As a theologian, I was taught that God empowers us to get things right through grace, so I assumed that Gandalf's role would be the same. But it seems Gandalf's the one who really does the work in this film and the dwarves and Bilbo are more like Ron and Harry might have been in book seven of Harry Potter if Hermione decided she'd rather wait out the wizarding war with her parents in Australia.

So what are the dwarves and Bilbo contributing that Gandalf couldn't do alone?

This comes up in the film, perhaps because Tolkien never answers it explicitly in the book. (If you Google, "Why did Gandalf choose Bilbo?" about 200,000 conjectures appear.) Here's the conversation that takes place between the royal elf Galadriel and Gandalf:

GALADRIEL: Why the Halfling [Bilbo]?

GANDALF: Why Bilbo Baggins? Perhaps it is because I'm afraid, and he gives me courage.

Gandalf's response, for me as a priest and theologian, raises more questions than answers: Doesn't Gandalf-as-God know what lies ahead, and doesn't he know that good will triumph? If he does, then why is he afraid? And if he doesn't, then is he less wise than is appropriate for a God metaphor? And if this is why he chooses Bilbo, then why does he choose the dwarves? The riches of their kingdom led to corruption before, so why return them to temptation?

"If this is what Tolkien thinks God is like, then what kind of a God is this really?" I said to my husband as we left the movie theatre, "A God who exposes us to evil for personal benefit? A God who enables us in our temptations?"

"Gandalf is using just enough influence to allow the rest of the gang to make their own way," my husband said. "They would probably die if he left them alone, but if he just went, 'Bang, mission over,' and gave them what was ultimately their destiny, then no one grows or learns. Remember that at the beginning of the film, Bilbo asks Gandalf if the adventure will change him, and Gandalf says it will, and then it's Bilbo's choice whether to go or not. Gandalf isn't forcing change, but he is giving the dwarves and Bilbo choices, hoping they'll make smart ones, knowing that they'll only grow if they do things on their own."
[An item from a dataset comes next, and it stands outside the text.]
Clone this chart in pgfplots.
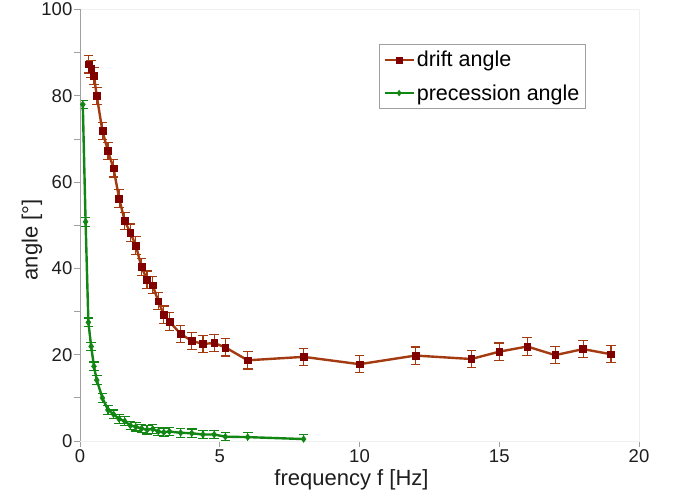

I put my hands in my pockets to warm them from the icy night air. "Like the Bible says--faith is the assurance of things hoped for, the conviction of things not seen. So for Tolkien, God has faith in us just as we have faith in God."

As someone who isn't a Tolkien expert, I mistakenly hoped for something simpler, cleaner, a little more idyllic. It's a hard truth that Tolkien is asking us to hold--that God will let us make mistakes, that evil is something from which we grow. So much evil in the world seems senseless or pointless, that it doesn't even necessarily correlate with human experience, though sometimes it can.

So do I buy into the God-like character Tolkien offers us in Gandalf? I don't know that I'm ready to commit one way or the other. But I guess the choice to believe either way, Tolkien would say, is ultimately mine.